“Someone asked me who wears the pants in your house. I said we all do,” laughs Delhi-based knitwear designer Jyotsna Gokhale.
Gokhale is one of 12 people from across three generations who live in four houses of an apartment building reconstructed to accommodate the entire family. She is divorced, and lives with her son and partner in one house; in the other three houses live her parents, two sisters and their families. Gokhale has a cordial relationship with her ex-husband while her former mother-in-law visits each time she does pop-ups of the knitwear she sells.
When Mumbai-based architect Tushar Mistry decided to come out as gay, he somehow did not feel the need to tell his parents outright, or give his relationship a name. “They understood,” he says. Today, his parents, from a small town in Gujarat, invite his partner Ekant Singh to perform a puja usually done only by a heterosexual, married couple.
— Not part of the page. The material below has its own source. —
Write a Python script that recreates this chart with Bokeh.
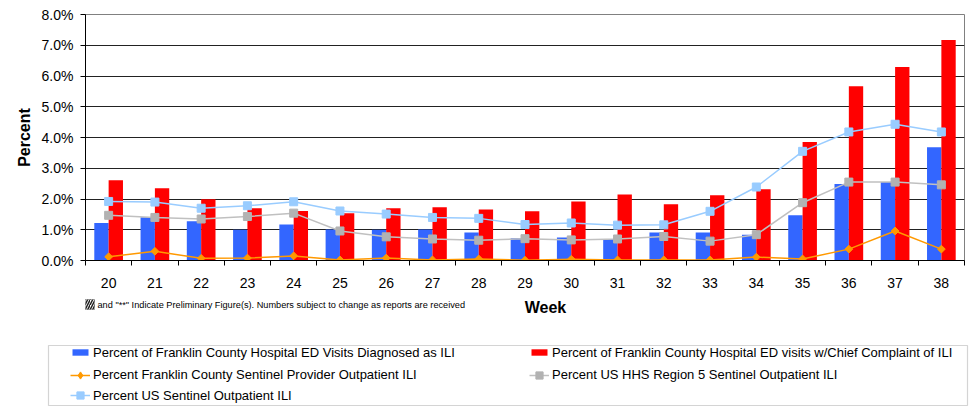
import math
from bokeh.plotting import figure
from bokeh.layouts import column
from bokeh.models import (ColumnDataSource, FixedTicker, PrintfTickFormatter, Legend, LegendItem,
                          Label, BoxAnnotation, Range1d)
from bokeh.transform import dodge
from bokeh.embed import file_html
from bokeh.resources import INLINE

weeks = [20, 21, 22, 23, 24, 25, 26, 27, 28, 29, 30, 31, 32, 33, 34, 35, 36, 37, 38]
ed_diagnosed = [1.22, 1.41, 1.28, 1.00, 1.17, 1.01, 1.00, 1.01, 0.91, 0.72, 0.75, 0.70, 0.91, 0.91, 0.84, 1.47, 2.49, 2.55, 3.68]
ed_complaint = [2.61, 2.35, 1.99, 1.70, 1.61, 1.54, 1.70, 1.73, 1.66, 1.60, 1.92, 2.15, 1.83, 2.12, 2.32, 3.85, 5.67, 6.29, 7.17]
fc_sentinel = [0.12, 0.30, 0.07, 0.08, 0.15, 0.02, 0.08, 0.02, 0.05, 0.01, 0.04, 0.02, 0.02, 0.02, 0.11, 0.05, 0.37, 0.96, 0.37]
hhs_region5 = [1.47, 1.40, 1.35, 1.43, 1.54, 0.96, 0.77, 0.70, 0.66, 0.71, 0.67, 0.70, 0.78, 0.63, 0.84, 1.88, 2.55, 2.55, 2.46]
us_sentinel = [1.92, 1.90, 1.70, 1.78, 1.91, 1.61, 1.51, 1.40, 1.37, 1.17, 1.22, 1.15, 1.16, 1.60, 2.39, 3.55, 4.18, 4.43, 4.18]
y_ticks = [0, 1, 2, 3, 4, 5, 6, 7, 8]

labels = [
    "Percent of Franklin County Hospital ED Visits Diagnosed as ILI",
    "Percent of Franklin County Hospital ED visits w/Chief Complaint of ILI",
    "Percent Franklin County Sentinel Provider Outpatient ILI",
    "Percent US HHS Region 5 Sentinel Outpatient ILI",
    "Percent US Sentinel Outpatient ILI",
]
x_title = "Week"
y_title = "Percent"
footnote = 'and "**" Indicate Preliminary Figure(s).  Numbers subject to change as reports are received'

BLUE, RED, ORANGE, GRAY_L, GRAY_M, LBLUE = "#3366FF", "#FF0000", "#FF9900", "#C0C0C0", "#B2B2B2", "#99CCFF"
FONT = "Liberation Sans"

src = ColumnDataSource(dict(week=weeks, a=ed_diagnosed, b=ed_complaint, c=fc_sentinel,
                            d=hhs_region5, e=us_sentinel))

def draw_series(fig, visible=True, legend_style=False):
    bw = 0.31
    ra = fig.vbar(x=dodge("week", -bw / 2, range=fig.x_range), top="a", width=bw, source=src,
                  fill_color=BLUE, line_color=None, visible=visible)
    rb = fig.vbar(x=dodge("week", bw / 2, range=fig.x_range), top="b", width=bw, source=src,
                  fill_color=RED, line_color=None, visible=visible)
    rcl = fig.line("week", "c", source=src, line_color=ORANGE, line_width=1.5, visible=visible)
    if legend_style:
        rcs = fig.scatter("week", "c", source=src, marker="diamond", size=10,
                          fill_color=ORANGE, line_color=ORANGE, visible=visible)
    else:
        rcs = fig.scatter("week", "c", source=src, marker="square", size=5.5, angle=math.pi / 4,
                          fill_color=ORANGE, line_color=ORANGE, visible=visible)
    rdl = fig.line("week", "d", source=src, line_color=GRAY_L, line_width=1.5, visible=visible)
    rds = fig.scatter("week", "d", source=src, marker="square", size=8, fill_color=GRAY_M,
                      line_color=GRAY_M, visible=visible)
    rel = fig.line("week", "e", source=src, line_color=LBLUE, line_width=1.5, visible=visible)
    res = fig.scatter("week", "e", source=src, marker="square", size=8, fill_color=LBLUE,
                      line_color=LBLUE, visible=visible)
    return [[ra], [rb], [rcl, rcs], [rdl, rds], [rel, res]]

# ---------------- main chart ----------------
p = figure(width=976, height=290, output_backend="svg", toolbar_location=None,
           x_range=Range1d(weeks[0] - 0.5, weeks[-1] + 0.5), y_range=Range1d(0, 8),
           min_border_left=85, min_border_right=12, min_border_top=14, min_border_bottom=30)
p.frame_align = False
p.outline_line_color = "#808080"
draw_series(p)

boundaries = [w - 0.5 for w in weeks] + [weeks[-1] + 0.5]
p.xaxis.ticker = FixedTicker(ticks=weeks, minor_ticks=boundaries)
p.xaxis.major_tick_out = 0
p.xaxis.major_tick_in = 0
p.xaxis.minor_tick_out = 5
p.xaxis.minor_tick_in = 0
p.xaxis.minor_tick_line_color = "black"
p.xaxis.axis_line_color = "black"
p.xaxis.major_label_standoff = 12
p.xaxis.major_label_text_font = FONT
p.xaxis.major_label_text_font_size = "14px"
p.xaxis.major_label_text_color = "black"

p.yaxis.ticker = FixedTicker(ticks=y_ticks, minor_ticks=[])
p.yaxis.formatter = PrintfTickFormatter(format="%.1f%%")
p.yaxis.major_tick_out = 5
p.yaxis.major_tick_in = 0
p.yaxis.major_tick_line_color = "black"
p.yaxis.axis_line_color = "black"
p.yaxis.major_label_standoff = 7
p.yaxis.major_label_text_font = FONT
p.yaxis.major_label_text_font_size = "14px"
p.yaxis.major_label_text_color = "black"
p.yaxis.axis_label = y_title
p.yaxis.axis_label_text_font = FONT
p.yaxis.axis_label_text_font_size = "16px"
p.yaxis.axis_label_text_font_style = "bold"
p.yaxis.axis_label_text_color = "black"
p.yaxis.axis_label_standoff = 6

p.xgrid.grid_line_color = None
p.ygrid.ticker = FixedTicker(ticks=y_ticks[1:-1])
p.ygrid.grid_line_color = "#222222"

# ---------------- lower strip: title, footnote, legend ----------------
q = figure(width=976, height=117, output_backend="svg", toolbar_location=None,
           x_range=Range1d(0, 976), y_range=Range1d(117, 0),
           x_axis_type=None, y_axis_type=None,
           min_border_left=0, min_border_right=0, min_border_top=0, min_border_bottom=0)
q.frame_align = False
q.outline_line_color = None
q.grid.grid_line_color = None

q.add_layout(Label(x=545, y=17, text=x_title, text_font=FONT, text_font_size="16px",
                   text_font_style="bold", text_align="center", text_baseline="middle",
                   text_color="black"))
q.add_layout(BoxAnnotation(left=85, right=94, top=9, bottom=19,
                           fill_color="white", fill_alpha=1, line_color="#333333", line_width=1,
                           hatch_pattern="/", hatch_color="#222222", hatch_scale=5, hatch_weight=1.5))
q.add_layout(Label(x=97, y=14, text=footnote, text_font=FONT, text_font_size="9.2px",
                   text_align="left", text_baseline="middle", text_color="black"))
q.add_layout(BoxAnnotation(left=48, right=967, top=55, bottom=115,
                           fill_color="white", fill_alpha=1, line_color="#707070", line_width=1.2))

rs = draw_series(q, visible=False, legend_style=True)

def one_item(label, renderers, x, y, gh):
    return Legend(items=[LegendItem(label=label, renderers=renderers)], location=(x, y),
                  glyph_width=20, glyph_height=gh, label_height=gh, label_standoff=3,
                  spacing=0, padding=0, margin=0,
                  label_text_font=FONT, label_text_font_size="13px", label_text_color="black",
                  inactive_fill_alpha=0,
                  border_line_alpha=0, background_fill_alpha=0)

q.add_layout(one_item(labels[0], rs[0], 70, 47.5, 8), "center")
q.add_layout(one_item(labels[1], rs[1], 529, 47.5, 8), "center")
q.add_layout(one_item(labels[2], rs[2], 70, 23.5, 18), "center")
q.add_layout(one_item(labels[3], rs[3], 529, 23.5, 18), "center")
q.add_layout(one_item(labels[4], rs[4], 70, 3, 18), "center")

layout = column(p, q, spacing=0)
open("out.html", "w").write(file_html(layout, INLINE))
The family pujari initially refused to conduct the ritual with the two of them, but later he came around. “When he realised how I care for the family much like a bahu would, he blessed us together,” says Singh, an interior designer, who works with his partner. It’s not about education or big-city living, but about being open, he says. “Tushar’s parents are very accepting of the fact that society has changed. His father once told his mother, ‘We have lived our lives the way we wanted to, now it’s their time to live theirs the way they want to’.”